L’ennesima esternazione fatta ieri da Bernspan è la migliore dimostrazione del detto che recita che quando il gioco si fa duro i duri entrano in campo e tutto si può dire del presidente del sistema della riserva federale meno che sia un mollaccione o un mite, come si ostinano a pensare quanti ebbero modo di frequentare quando, sotto il nome di Benjamin Bernanke, era ancora soltanto un professore del prestigioso ateneo di Princeton e, ironia della sorte, era considerato uno dei massimi esperti della storia delle precedenti crisi finanziarie.
Come è accaduto con precedenti suoi interventi e testimonianze di fronte alle commissioni bancarie del Senato o della Camera dei Rappresentanti, i titoli dei lanci di agenzia e, ne sono certo, anche quelli dei giornali in edicola oggi non rappresentano fedelmente le dichiarazioni di Bernspan, in particolare quei passaggi nei quali vengono enfatizzate le difficoltà a ottenere credito da parte di famiglie e imprese, così come quelli in cui afferma che quella che stiamo registrando è più una fase di stabilizzazione della caduta che il concreto profilarsi di un vero e proprio avvio di ripresa, una fase che difficilmente potrà avere luogo sino a che la domanda effettiva continuerà a languire e le famiglie americane si ostineranno in quella loro riscoperta di quella ferrea regola del pareggio del bilancio o delle virtù del risparmio, regola e virtù che, prima della tempesta perfetta, sembravano riguardare solo il resto degli abitanti del pianeta.
Ma tutte queste possono sembrare sofisticherie di chi non vuole arruolarsi nell’esercito degli ottimisti a ogni costo, a volte a un tanto al chilo, per la semplice ragione che i mercati, che siano quelli azionari, delle materie prime o quelli valutari non fa davvero molta differenza, ascoltano quello che desiderano più di tutto e, cioè, che tutto è destinato a salire e che le loro scommesse, anche quelle più azzardate, possono, prima o poi, realizzarsi!

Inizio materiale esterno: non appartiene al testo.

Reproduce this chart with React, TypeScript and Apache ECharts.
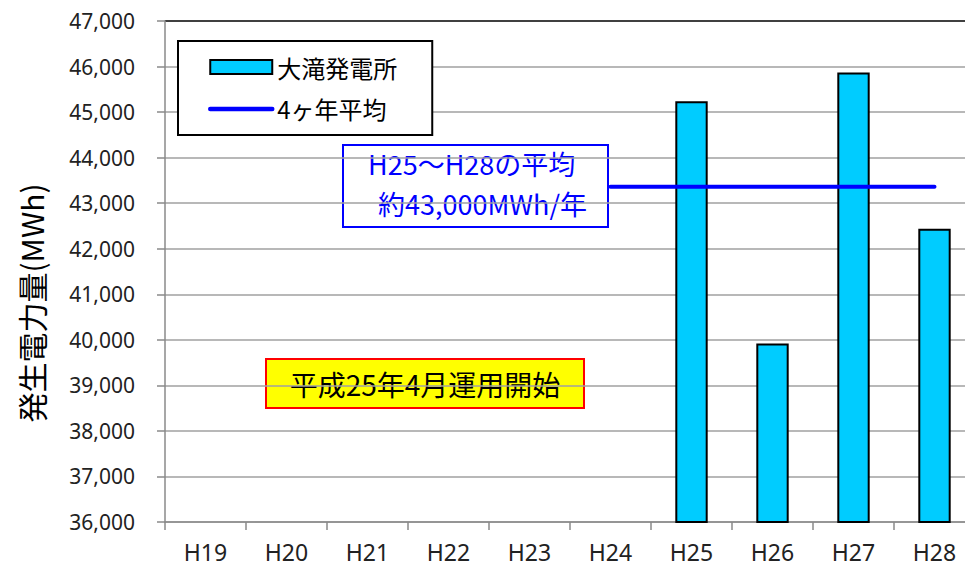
import React, { useEffect, useRef } from "react";
import * as echarts from "echarts";

const categories = ["H19", "H20", "H21", "H22", "H23", "H24", "H25", "H26", "H27", "H28"];
const generation: (number | null)[] = [null, null, null, null, null, null, 45240, 39920, 45870, 42440];
const fourYearAverage: (number | null)[] = [null, null, null, null, null, 43360, 43360, 43360, 43360, 43360];
const yMin = 36000;
const yMax = 47000;
const yInterval = 1000;

const barName = "大滝発電所";
const lineName = "4ヶ年平均";
const yAxisName = "発生電力量(MWh)";
const noteAverage1 = "H25～H28の平均";
const noteAverage2 = "約43,000MWh/年";
const noteStart = "平成25年4月運用開始";

const CJK = '"Noto Sans CJK JP", "Noto Sans", sans-serif';
const LATIN = '"Noto Sans", "Noto Sans CJK JP", sans-serif';

export default function App() {
  const ref = useRef<HTMLDivElement>(null);
  useEffect(() => {
    if (!ref.current) return;
    document.body.style.overflow = "hidden";
    const chart = echarts.init(ref.current, null, { renderer: "svg" });
    const gridColors: string[] = [];
    for (let i = 0; i < 11; i++) gridColors.push("#a0a0a0");
    gridColors.push("#000000");
    chart.setOption({
      animation: false,
      backgroundColor: "#ffffff",
      grid: { left: 165, top: 21, width: 810, bottom: 49, containLabel: false },
      legend: {
        orient: "vertical",
        left: 178,
        top: 41,
        padding: [14, 35, 14, 30],
        itemGap: 18,
        itemWidth: 62,
        itemHeight: 14,
        borderColor: "#000",
        borderWidth: 2,
        borderRadius: 0,
        backgroundColor: "#fff",
        textStyle: { fontSize: 24, fontFamily: CJK, color: "#000" },
        data: [
          { name: barName, icon: "rect" },
          { name: lineName, itemStyle: { opacity: 0 }, lineStyle: { width: 4.5, color: "#0000FF", cap: "round" } },
        ],
      },
      xAxis: {
        type: "category",
        data: categories,
        boundaryGap: true,
        axisLine: { show: true, lineStyle: { color: "#8a8a8a", width: 1.5 } },
        axisTick: { show: true, length: 8, lineStyle: { color: "#8a8a8a", width: 1.5 } },
        axisLabel: { fontSize: 23, fontFamily: LATIN, color: "#222", margin: 18 },
        splitLine: { show: false },
      },
      yAxis: {
        type: "value",
        min: yMin,
        max: yMax,
        interval: yInterval,
        axisLine: { show: true, lineStyle: { color: "#8a8a8a", width: 1.5 } },
        axisTick: { show: true, length: 8, lineStyle: { color: "#8a8a8a", width: 1.5 } },
        axisLabel: {
          fontSize: 21,
          fontFamily: LATIN,
          color: "#222",
          margin: 30,
          formatter: (v: number) => v.toLocaleString("en-US"),
        },
        splitLine: { show: true, lineStyle: { color: gridColors, width: 1.5 } },
      },
      series: [
        {
          name: barName,
          type: "bar",
          data: generation,
          barWidth: "40%",
          itemStyle: { color: "#00CCFF", borderColor: "#000", borderWidth: 2 },
          z: 2,
        },
        {
          name: lineName,
          type: "line",
          data: fourYearAverage,
          symbol: "none",
          showSymbol: false,
          lineStyle: { color: "#0000FF", width: 4, cap: "round" },
          itemStyle: { color: "#0000FF" },
          z: 3,
        },
      ],
      graphic: [
        {
          type: "text",
          x: 31,
          y: 303,
          rotation: Math.PI / 2,
          style: { text: yAxisName, fill: "#000", fontSize: 30, fontFamily: CJK, align: "center", verticalAlign: "middle" },
        },
        {
          type: "group",
          left: 342,
          top: 144,
          z: 10,
          children: [
            {
              type: "rect",
              shape: { x: 0, y: 0, width: 265, height: 82 },
              style: { fill: "#fff", stroke: "#0000FF", lineWidth: 2 },
            },
            {
              type: "text",
              x: 25,
              y: 18,
              style: { text: noteAverage1, fill: "#0000FF", fontSize: 27, fontFamily: CJK, verticalAlign: "middle", align: "left" },
            },
            {
              type: "text",
              x: 35,
              y: 58,
              style: { text: noteAverage2, fill: "#0000FF", fontSize: 27, fontFamily: CJK, verticalAlign: "middle", align: "left" },
            },
          ],
        },
        {
          type: "group",
          left: 265,
          top: 358,
          z: 10,
          children: [
            {
              type: "rect",
              shape: { x: 0, y: 0, width: 318, height: 49 },
              style: { fill: "#FFFF00", stroke: "#FF0000", lineWidth: 2 },
            },
            {
              type: "text",
              x: 159,
              y: 25,
              style: { text: noteStart, fill: "#000", fontSize: 28, fontFamily: CJK, verticalAlign: "middle", align: "center" },
            },
          ],
        },
      ],
    });
    return () => chart.dispose();
  }, []);
  return (
    <div
      ref={ref}
      style={{ position: "fixed", left: 0, top: 0, width: 980, height: 571, background: "#fff" }}
    />
  );
}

Una delle parti più interessanti dell’intervento del numero uno del sistema della riserva federale e unico sopravvissuto (almeno sino alla scadenza del suo mandato all’inizio dell’anno prossimo) del rinomato trio Bush-Paulson.Bernspan è la ricostruzione del periodo orribile compreso tra il settembre del 2008 e la prima metà del mese di marzo del 2009, una ricostruzione cruda e sufficientemente veritiera della fase nella quale si è davvero rischiato il default sistemico della finanza globale, un’eventualità che, ovviamente, nessuno si augura, ma dalla quale sono state tratte ben poche lezioni, come è palesemente dimostrato dai comportamenti delle banche globali, in particolar modo dalle loro divisioni di Corporate & Investment Banking che, date molto prematuramente per spacciate, stanno tornando a contribuire, a volte in modo prevalente, ai conti economici delle rispettive entità di appartenenza.
Avendo dedicato più di una puntata del Diario della crisi finanziaria all’irrisolto problema del mercato immobiliare a stelle e strisce, non mi voglio sottrarre all’analisi del dato di ieri sulle vendite di case esistenti nel mese di luglio, vendite che hanno fatto registrare un balzo in avanti di oltre il 7 per cento, anche se, alquanto inspiegabilmente, non si è correlativamente ridotto lo stock di case invendute, esattamente pari a quello segnalato nel mese di giugno, così come non si è verificata alcun rimbalzo del prezzo mediano che continua a mantenersi di circa un sesto inferiore a quello del luglio del 2008, tutti elementi che fanno capire quanto stiano pesando le vendite all’asta e il beneficio fiscale straordinario di 8 mila dollari per coloro che acquistano per la prima volta una casa di abitazione, anche se, come nel caso delle dichiarazioni di Bernspan, è troppo forte la tentazione di limitarsi alla parte positiva della notizia, senza soffermarsi sui dettagli!